== The task ==
Return the material word for word. Do not include pictures.
---+---
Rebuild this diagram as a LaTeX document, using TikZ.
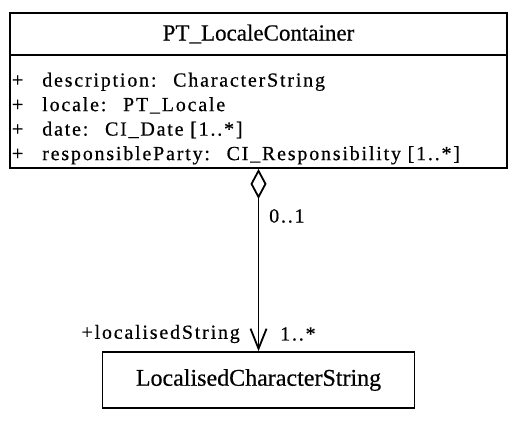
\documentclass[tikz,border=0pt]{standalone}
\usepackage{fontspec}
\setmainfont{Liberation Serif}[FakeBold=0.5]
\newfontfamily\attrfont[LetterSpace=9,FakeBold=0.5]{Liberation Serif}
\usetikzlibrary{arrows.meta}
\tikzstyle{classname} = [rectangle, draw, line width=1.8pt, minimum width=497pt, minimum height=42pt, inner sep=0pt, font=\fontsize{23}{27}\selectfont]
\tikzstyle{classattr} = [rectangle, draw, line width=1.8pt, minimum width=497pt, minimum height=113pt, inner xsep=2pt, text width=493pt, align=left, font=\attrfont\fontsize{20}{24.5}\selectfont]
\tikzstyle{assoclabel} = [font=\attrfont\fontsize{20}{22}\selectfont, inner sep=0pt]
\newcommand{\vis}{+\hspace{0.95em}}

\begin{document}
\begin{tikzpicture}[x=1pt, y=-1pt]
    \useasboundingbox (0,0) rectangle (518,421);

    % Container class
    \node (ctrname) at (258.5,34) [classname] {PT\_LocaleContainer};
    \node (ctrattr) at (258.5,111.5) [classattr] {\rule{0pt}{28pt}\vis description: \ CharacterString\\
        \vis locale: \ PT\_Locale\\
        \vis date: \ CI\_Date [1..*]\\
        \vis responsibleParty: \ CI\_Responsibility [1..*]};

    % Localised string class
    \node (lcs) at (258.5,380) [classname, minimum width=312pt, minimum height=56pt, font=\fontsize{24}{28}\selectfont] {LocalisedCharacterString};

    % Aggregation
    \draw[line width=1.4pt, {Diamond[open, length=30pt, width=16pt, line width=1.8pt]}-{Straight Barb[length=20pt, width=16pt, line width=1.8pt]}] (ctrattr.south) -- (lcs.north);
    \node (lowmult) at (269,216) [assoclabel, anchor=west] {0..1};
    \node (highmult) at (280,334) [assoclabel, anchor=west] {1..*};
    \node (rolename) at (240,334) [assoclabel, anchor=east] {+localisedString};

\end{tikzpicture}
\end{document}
---+---
== Exercise output ==
Rebuild this diagram as a LaTeX document, using TikZ.
\documentclass[tikz,border=0pt]{standalone}
\usepackage{fontspec}
\setmainfont{Liberation Serif}[FakeBold=0.5]
\newfontfamily\attrfont[LetterSpace=9,FakeBold=0.5]{Liberation Serif}
\usetikzlibrary{arrows.meta}
\tikzstyle{classname} = [rectangle, draw, line width=1.8pt, minimum width=497pt, minimum height=42pt, inner sep=0pt, font=\fontsize{23}{27}\selectfont]
\tikzstyle{classattr} = [rectangle, draw, line width=1.8pt, minimum width=497pt, minimum height=113pt, inner xsep=2pt, text width=493pt, align=left, font=\attrfont\fontsize{20}{24.5}\selectfont]
\tikzstyle{assoclabel} = [font=\attrfont\fontsize{20}{22}\selectfont, inner sep=0pt]
\newcommand{\vis}{+\hspace{0.95em}}

\begin{document}
\begin{tikzpicture}[x=1pt, y=-1pt]
    \useasboundingbox (0,0) rectangle (518,421);

    % Container class
    \node (ctrname) at (258.5,34) [classname] {PT\_LocaleContainer};
    \node (ctrattr) at (258.5,111.5) [classattr] {\rule{0pt}{28pt}\vis description: \ CharacterString\\
        \vis locale: \ PT\_Locale\\
        \vis date: \ CI\_Date [1..*]\\
        \vis responsibleParty: \ CI\_Responsibility [1..*]};

    % Localised string class
    \node (lcs) at (258.5,380) [classname, minimum width=312pt, minimum height=56pt, font=\fontsize{24}{28}\selectfont] {LocalisedCharacterString};

    % Aggregation
    \draw[line width=1.4pt, {Diamond[open, length=30pt, width=16pt, line width=1.8pt]}-{Straight Barb[length=20pt, width=16pt, line width=1.8pt]}] (ctrattr.south) -- (lcs.north);
    \node (lowmult) at (269,216) [assoclabel, anchor=west] {0..1};
    \node (highmult) at (280,334) [assoclabel, anchor=west] {1..*};
    \node (rolename) at (240,334) [assoclabel, anchor=east] {+localisedString};

\end{tikzpicture}
\end{document}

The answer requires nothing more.